### What is being asked
Once the pictures are set aside, transcribe the remaining data exactly.

### Dataset content
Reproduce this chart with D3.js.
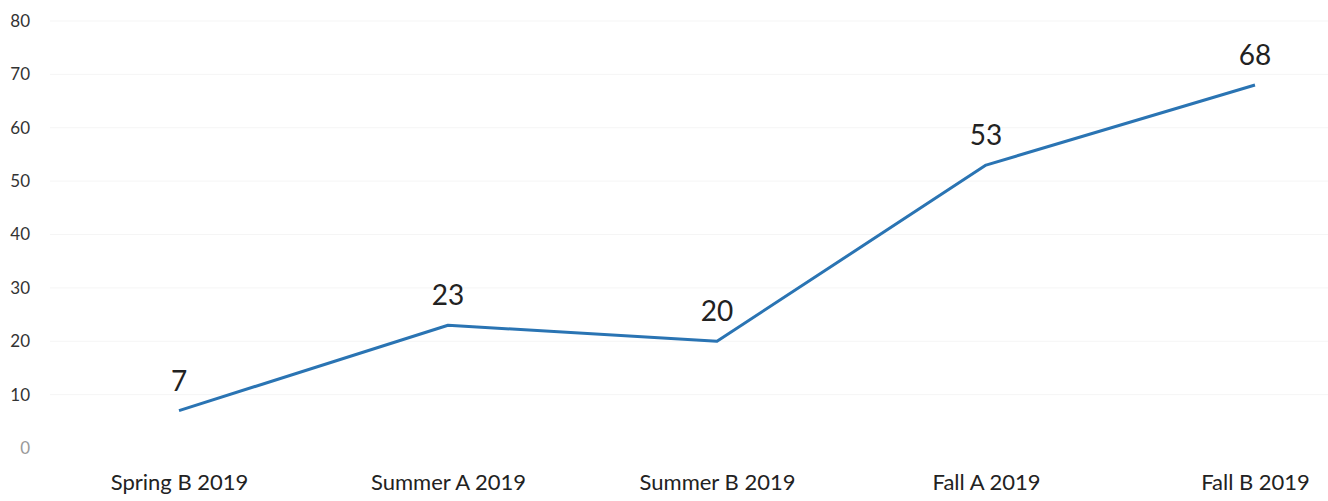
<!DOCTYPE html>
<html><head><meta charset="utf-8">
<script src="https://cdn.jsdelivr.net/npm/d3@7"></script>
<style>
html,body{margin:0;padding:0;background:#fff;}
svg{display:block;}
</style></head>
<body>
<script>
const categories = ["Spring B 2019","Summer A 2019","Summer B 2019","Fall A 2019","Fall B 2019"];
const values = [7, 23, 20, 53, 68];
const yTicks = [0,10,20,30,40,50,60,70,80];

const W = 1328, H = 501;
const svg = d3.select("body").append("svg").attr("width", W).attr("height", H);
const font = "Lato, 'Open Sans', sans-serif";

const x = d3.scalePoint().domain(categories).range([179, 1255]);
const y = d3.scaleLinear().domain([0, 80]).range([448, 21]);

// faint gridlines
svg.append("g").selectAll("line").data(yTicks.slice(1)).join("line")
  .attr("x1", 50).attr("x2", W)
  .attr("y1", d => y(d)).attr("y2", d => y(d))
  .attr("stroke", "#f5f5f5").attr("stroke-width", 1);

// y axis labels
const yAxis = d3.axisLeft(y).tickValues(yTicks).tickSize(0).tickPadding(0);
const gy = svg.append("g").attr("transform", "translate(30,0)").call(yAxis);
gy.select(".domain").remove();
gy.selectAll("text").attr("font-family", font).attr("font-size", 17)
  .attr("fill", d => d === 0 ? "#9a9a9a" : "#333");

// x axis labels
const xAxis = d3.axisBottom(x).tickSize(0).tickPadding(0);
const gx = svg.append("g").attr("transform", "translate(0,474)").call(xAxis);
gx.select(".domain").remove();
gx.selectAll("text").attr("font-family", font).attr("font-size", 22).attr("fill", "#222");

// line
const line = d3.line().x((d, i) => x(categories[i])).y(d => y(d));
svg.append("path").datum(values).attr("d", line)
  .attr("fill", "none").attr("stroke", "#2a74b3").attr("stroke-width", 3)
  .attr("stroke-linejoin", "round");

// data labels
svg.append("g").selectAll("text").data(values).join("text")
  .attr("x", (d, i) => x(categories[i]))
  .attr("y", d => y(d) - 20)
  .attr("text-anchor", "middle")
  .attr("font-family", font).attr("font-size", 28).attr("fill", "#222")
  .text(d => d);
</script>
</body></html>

### Output of the task
Reproduce this chart with D3.js.
<!DOCTYPE html>
<html><head><meta charset="utf-8">
<script src="https://cdn.jsdelivr.net/npm/d3@7"></script>
<style>
html,body{margin:0;padding:0;background:#fff;}
svg{display:block;}
</style></head>
<body>
<script>
const categories = ["Spring B 2019","Summer A 2019","Summer B 2019","Fall A 2019","Fall B 2019"];
const values = [7, 23, 20, 53, 68];
const yTicks = [0,10,20,30,40,50,60,70,80];

const W = 1328, H = 501;
const svg = d3.select("body").append("svg").attr("width", W).attr("height", H);
const font = "Lato, 'Open Sans', sans-serif";

const x = d3.scalePoint().domain(categories).range([179, 1255]);
const y = d3.scaleLinear().domain([0, 80]).range([448, 21]);

// faint gridlines
svg.append("g").selectAll("line").data(yTicks.slice(1)).join("line")
  .attr("x1", 50).attr("x2", W)
  .attr("y1", d => y(d)).attr("y2", d => y(d))
  .attr("stroke", "#f5f5f5").attr("stroke-width", 1);

// y axis labels
const yAxis = d3.axisLeft(y).tickValues(yTicks).tickSize(0).tickPadding(0);
const gy = svg.append("g").attr("transform", "translate(30,0)").call(yAxis);
gy.select(".domain").remove();
gy.selectAll("text").attr("font-family", font).attr("font-size", 17)
  .attr("fill", d => d === 0 ? "#9a9a9a" : "#333");

// x axis labels
const xAxis = d3.axisBottom(x).tickSize(0).tickPadding(0);
const gx = svg.append("g").attr("transform", "translate(0,474)").call(xAxis);
gx.select(".domain").remove();
gx.selectAll("text").attr("font-family", font).attr("font-size", 22).attr("fill", "#222");

// line
const line = d3.line().x((d, i) => x(categories[i])).y(d => y(d));
svg.append("path").datum(values).attr("d", line)
  .attr("fill", "none").attr("stroke", "#2a74b3").attr("stroke-width", 3)
  .attr("stroke-linejoin", "round");

// data labels
svg.append("g").selectAll("text").data(values).join("text")
  .attr("x", (d, i) => x(categories[i]))
  .attr("y", d => y(d) - 20)
  .attr("text-anchor", "middle")
  .attr("font-family", font).attr("font-size", 28).attr("fill", "#222")
  .text(d => d);
</script>
</body></html>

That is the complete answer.